Advertisement

VIEWPOINTS : A LEVY ON OIL: THE PROS AND CONS OF AN IMPORT TAX : It Would Reduce Economic Growth and Increase Inflation

Share
Sen. Claiborne D. Pell, a Democrat from Rhode Island, will become chairman of the Senate Foreign Relations Committee when the new Congress convenes in January

The 100th Congress, when it convenes in January, is certain to face renewed proposals for an oil-import tax. Such a tax, we are told, would be a painless source of billions of dollars to reduce the federal deficit and would prevent the American people and American industry from getting “hooked” again on low oil prices.

In truth, however, an import fee would not be painless. It would reduce economic growth, place American industry at a competitive disadvantage in world trade, increase inflation and cost hundreds of thousands of jobs. And if action is needed to encourage energy conservation, there are much better and fairer ways to do it.

The basic fact about an oil-import tax is that it is paid by American industry and American consumers. While the rest of the industrial world enjoys the benefits of low world oil prices, an oil-import fee would boost prices artificially in the United States.

Advertisement

The result would be higher relative costs for American-made products, at a time when we are incurring the largest trade deficits in our history.
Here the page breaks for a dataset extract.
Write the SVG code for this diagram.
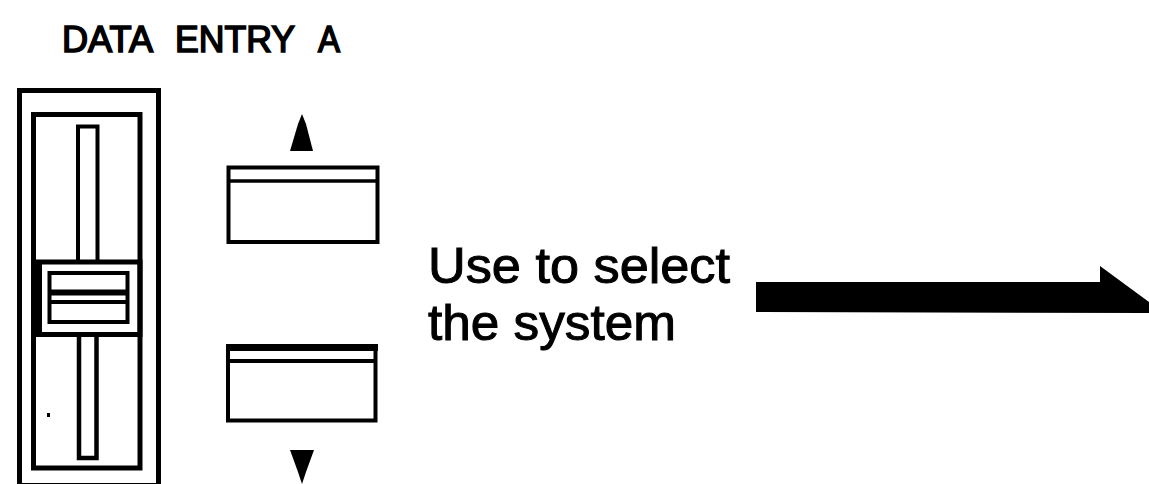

Oil, we should remember, is not only the source of such consumer products as gasoline and heating oil, it is one of the principal resources used by manufacturing industries.

Nationally, oil is the source of 40% of all energy used in the United States. For this reason, boosting the price of oil with an import tax has strong economic consequences.

A study conducted by economists for the Federal Reserve Bank of Dallas concluded that, even with a decline in world oil prices, a $5-a-barrel oil-import tax would have these results: 400,000 fewer jobs and an immediate acceleration of inflation, with the wholesale price index for fuels jumping 12%.

That is the price we would pay as a nation to get about $8.5 billion a year in import tax revenue to help reduce a federal budget deficit of more than $160 billion.

An oil-import tax would also be grossly unfair to those sections of our country that are most heavily dependent on oil as a source of energy.

Advertisement

For example, the New England states-- without access to cheaper hydroelectricity, natural gas or coal--depend on oil for about 65% of all energy, compared to the 40% national average. Boosting the price of oil thus would impose a much greater penalty on these states--and on the Northeast generally--than on the country as a whole.

Restoring Prosperity

It is argued that an oil-import tax is needed to help restore prosperity to our domestic oil industry.

We must recognize, however, that for every job restored to the oil industry, a job may be lost in U.S. industries that consume oil--and that includes our chemical, paper, agriculture, rubber and plastics industries, among others.

Just as an oil-import tax would create inequities within our country, so it would create problems with some of our foreign allies.

An oil-import fee would be a barrier not only to oil imports from unreliable oil-producing countries in the Middle East, but also to imports from reliable suppliers and close allies, including Venezuela, Mexico and Canada.

Proponents of an oil-import tax suggest that the inequities within our country could be remedied by a rebate to some users of oil products, and we could take care of our allies’ problems by exempting their oil from the tax.

Advertisement

That, to me, is a prescription for a complex, bureaucratic regulatory mechanism that we can do without.

If we reject an oil-import tax, then how do we promote energy conservation and protect ourselves against “oil blackmail?” There are alternatives, including an increased federal gasoline tax, that are fairer, simpler and less damaging to our economy.

As a tax on imports, an oil-import fee would be protectionist legislation.

In his State of the Union address last January, President Reagan argued eloquently against such legislation, saying he would “oppose legislation touted as providing protection that in reality pits one American worker against another, one industry against another, one community against another, and that raises prices for us all.”

That, I think is a perfect description of the impact of an oil-import tax on our nation. It would be divisive, reduce economic growth, increase inflation, and raise prices for all of us.